Barclays Capital advised Pfizer Inc. on its $64 billion acquisition of Wyeth, the biggest takeover this year, and Verizon Communications Inc. on its $5.25 billion sale of phone lines to Frontier Communications Corp. It helped Dow Chemical Co. sell a stake in a Dutch oil-refining venture with Total SA to Valero Energy Corp. for $725 million.
Hiring Teams
Barclays Capital plans to hire teams in the U.K., Germany, France, and Italy, including heads of M&A for the countries, said Parker, 45. The additions will build upon existing coverage of the Iberian region, overseen by Inigo Paneda and a team hired last year from Nomura, Japan’s biggest brokerage.
The firm also has about 30 former ABN Amro Holding NV bankers who will continue to focus on mergers and acquisitions in eastern and central Europe, as well as a team of about 15 in Asia, also primarily from ABN Amro, according to Parker.

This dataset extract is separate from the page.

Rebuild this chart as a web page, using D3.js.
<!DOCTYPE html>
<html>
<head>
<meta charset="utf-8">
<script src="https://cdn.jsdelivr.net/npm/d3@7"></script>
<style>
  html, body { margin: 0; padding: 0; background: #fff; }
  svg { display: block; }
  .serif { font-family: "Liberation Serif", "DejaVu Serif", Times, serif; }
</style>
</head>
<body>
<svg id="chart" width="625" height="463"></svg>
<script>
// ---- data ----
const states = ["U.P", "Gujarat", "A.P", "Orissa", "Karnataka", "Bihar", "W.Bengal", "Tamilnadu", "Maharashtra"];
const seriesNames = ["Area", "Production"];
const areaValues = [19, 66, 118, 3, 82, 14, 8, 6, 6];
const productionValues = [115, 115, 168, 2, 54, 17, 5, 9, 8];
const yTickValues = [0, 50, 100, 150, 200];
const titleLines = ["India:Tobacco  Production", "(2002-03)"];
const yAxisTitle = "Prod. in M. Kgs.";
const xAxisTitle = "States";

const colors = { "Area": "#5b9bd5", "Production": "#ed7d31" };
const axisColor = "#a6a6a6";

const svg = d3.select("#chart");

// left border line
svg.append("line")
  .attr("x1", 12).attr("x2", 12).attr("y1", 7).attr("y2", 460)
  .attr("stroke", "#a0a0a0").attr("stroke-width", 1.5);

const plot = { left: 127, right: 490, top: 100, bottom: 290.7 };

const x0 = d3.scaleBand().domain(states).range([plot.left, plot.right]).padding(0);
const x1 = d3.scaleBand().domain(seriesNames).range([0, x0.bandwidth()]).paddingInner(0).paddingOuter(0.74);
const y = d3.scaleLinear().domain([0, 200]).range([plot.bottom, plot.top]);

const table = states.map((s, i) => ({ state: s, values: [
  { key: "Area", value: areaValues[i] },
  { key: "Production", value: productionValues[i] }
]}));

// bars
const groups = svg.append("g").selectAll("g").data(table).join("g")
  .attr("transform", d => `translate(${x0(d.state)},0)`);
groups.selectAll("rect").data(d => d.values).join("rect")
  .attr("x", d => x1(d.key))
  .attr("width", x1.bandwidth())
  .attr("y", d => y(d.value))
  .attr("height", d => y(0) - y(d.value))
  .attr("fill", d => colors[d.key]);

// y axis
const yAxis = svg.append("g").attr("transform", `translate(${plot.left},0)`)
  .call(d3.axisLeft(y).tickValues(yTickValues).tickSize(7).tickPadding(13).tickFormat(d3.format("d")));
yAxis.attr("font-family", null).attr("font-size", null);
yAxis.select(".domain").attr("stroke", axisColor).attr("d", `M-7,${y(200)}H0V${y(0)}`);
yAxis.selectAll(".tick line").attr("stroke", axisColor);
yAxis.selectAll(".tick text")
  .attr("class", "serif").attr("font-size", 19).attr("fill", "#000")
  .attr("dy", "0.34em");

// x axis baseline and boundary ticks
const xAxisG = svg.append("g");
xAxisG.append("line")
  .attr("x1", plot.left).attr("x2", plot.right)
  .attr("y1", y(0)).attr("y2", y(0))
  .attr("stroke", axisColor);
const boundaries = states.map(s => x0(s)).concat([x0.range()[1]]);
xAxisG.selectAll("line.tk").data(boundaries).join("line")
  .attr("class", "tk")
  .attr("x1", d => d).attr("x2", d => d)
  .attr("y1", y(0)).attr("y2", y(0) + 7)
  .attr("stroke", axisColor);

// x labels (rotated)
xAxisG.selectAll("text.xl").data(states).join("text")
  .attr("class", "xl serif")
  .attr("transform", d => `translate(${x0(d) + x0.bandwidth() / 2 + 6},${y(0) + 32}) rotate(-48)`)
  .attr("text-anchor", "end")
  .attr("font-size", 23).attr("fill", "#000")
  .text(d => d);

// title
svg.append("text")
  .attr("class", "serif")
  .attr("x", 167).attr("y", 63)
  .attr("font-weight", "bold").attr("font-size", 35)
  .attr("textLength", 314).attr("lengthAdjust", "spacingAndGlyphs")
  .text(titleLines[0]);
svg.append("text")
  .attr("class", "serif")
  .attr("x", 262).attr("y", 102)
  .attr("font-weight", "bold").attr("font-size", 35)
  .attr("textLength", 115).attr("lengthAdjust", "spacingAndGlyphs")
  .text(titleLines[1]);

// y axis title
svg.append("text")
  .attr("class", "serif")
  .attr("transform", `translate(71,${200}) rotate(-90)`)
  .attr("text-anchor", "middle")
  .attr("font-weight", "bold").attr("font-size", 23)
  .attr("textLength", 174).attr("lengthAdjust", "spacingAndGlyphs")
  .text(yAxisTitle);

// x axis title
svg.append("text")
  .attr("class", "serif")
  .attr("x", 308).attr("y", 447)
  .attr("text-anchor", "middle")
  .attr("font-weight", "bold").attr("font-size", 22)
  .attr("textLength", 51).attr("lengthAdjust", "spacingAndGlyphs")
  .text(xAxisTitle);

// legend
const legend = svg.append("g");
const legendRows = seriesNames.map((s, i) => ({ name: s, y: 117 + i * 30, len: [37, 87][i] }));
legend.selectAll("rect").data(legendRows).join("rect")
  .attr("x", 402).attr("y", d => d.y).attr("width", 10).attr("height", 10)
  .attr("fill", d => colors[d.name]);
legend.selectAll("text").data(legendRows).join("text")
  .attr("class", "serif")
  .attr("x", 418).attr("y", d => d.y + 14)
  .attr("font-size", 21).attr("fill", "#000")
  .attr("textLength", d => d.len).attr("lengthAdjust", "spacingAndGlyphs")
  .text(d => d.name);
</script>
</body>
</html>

“It makes sense to hire more bankers as they need to improve industry coverage,” said Katsunobu Komizo, chief executive officer of Tokyo-based Executive Search Partners Co. “The business requires strong and long-term relationships with top corporate executives.”

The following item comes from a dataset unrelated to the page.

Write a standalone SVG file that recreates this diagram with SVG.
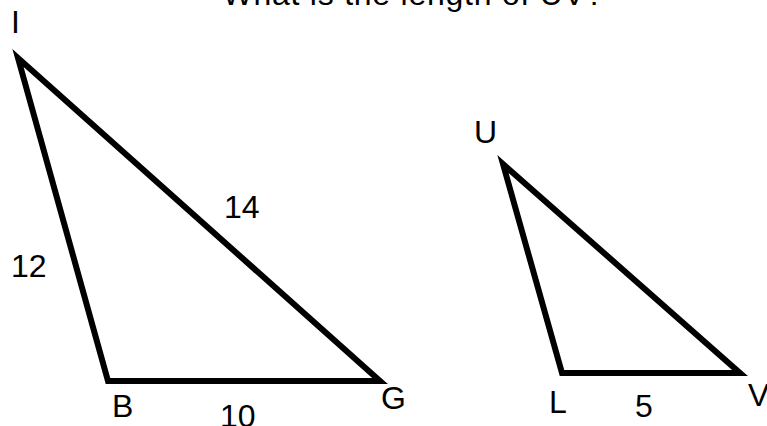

Barclays Capital has advised on European takeovers worth about $7.7 billion this year, giving it under 3.5 percent of the market, Bloomberg data show. That includes the firm’s agreement to sell its iShares exchange-traded funds business to CVC Capital Partners Ltd. for $4.37 billion.
‘Strong Brand’
Credit Suisse Group AG is No. 1 in European mergers, followed by Citigroup Inc., Deutsche Bank AG, Morgan Stanley and JPMorgan Chase & Co., Bloomberg data show. Goldman Sachs Group Inc. ranks seventh after Zurich-based UBS AG.
“Barclays’s strong brand in Europe coupled with its strong lending and fixed income relationships positions us well to work with existing and new clients globally on transactions,” said Parker, who joined Barclays after the takeover of Lehman, where he ran global mergers with Mark Shafir, now at Citigroup.
Barclays Capital is the leading underwriter of international bonds for a second straight year, with an 8.7 percent slice of the market, according to data compiled by Bloomberg. It ranks second in arranging U.S. bond sales after JPMorgan Chase & Co., the data show.
‘Meaningful’ Pickup
Jerry del Missier, president of Barclays Capital, said earlier this month that expanding in mergers advisory and stock underwriting in Europe and Asia was the “single-biggest initiative this year.” The firm aims to add about 300 people for European and Asian equities by the end of 2009.
Societe Generale SA, France’s third-largest bank, said last week it plans to hire about 35 bankers to build up its M&A advisory business.
Barclays Capital this month hired Sam Dean from Deutsche Bank to be co-head of global equity markets in London. In April, it named Jim Renwick, a former vice chairman of investment banking at UBS, to run U.K. stock sales and corporate broking. The firm added senior coverage bankers in chemicals, oil and gas, metals and mining, health care and retail.
Barclays Capital’s new European M&A co-head Warham was most recently chairman of U.K. investment banking at Morgan Stanley, a post he took in 2007 after two years with Britain’s Takeover Panel. Ponsonby joins from Citigroup, where he was a global co- head of infrastructure investment banking.
No Government Funds
The firm is already “gaining market share” as it takes advantage of market dislocations, said Parker, who has more than 23 years of experience in M&A and advised on major telecommunications deals, including Cingular Wireless’s $41 billion acquisition of AT&T Wireless Services in 2004.
Barclays has so far avoided taking money from the U.K. government by boosting capital through stock and asset sales after $18.6 billion of credit losses and writedowns during the global financial crisis. All the firm’s major U.S. competitors, including New York-based JPMorgan Chase and Goldman Sachs, have taken bailout money.
Mergers and acquisitions, down about 35 percent so far this year, will pick up as markets stabilize, said Parker, who expects to see deals in natural resources, including metals, mining and minerals, as well as power and infrastructure.
“We’ll start to come out of it,” Parker said. “We expect activity to pick up meaningfully in the fall.”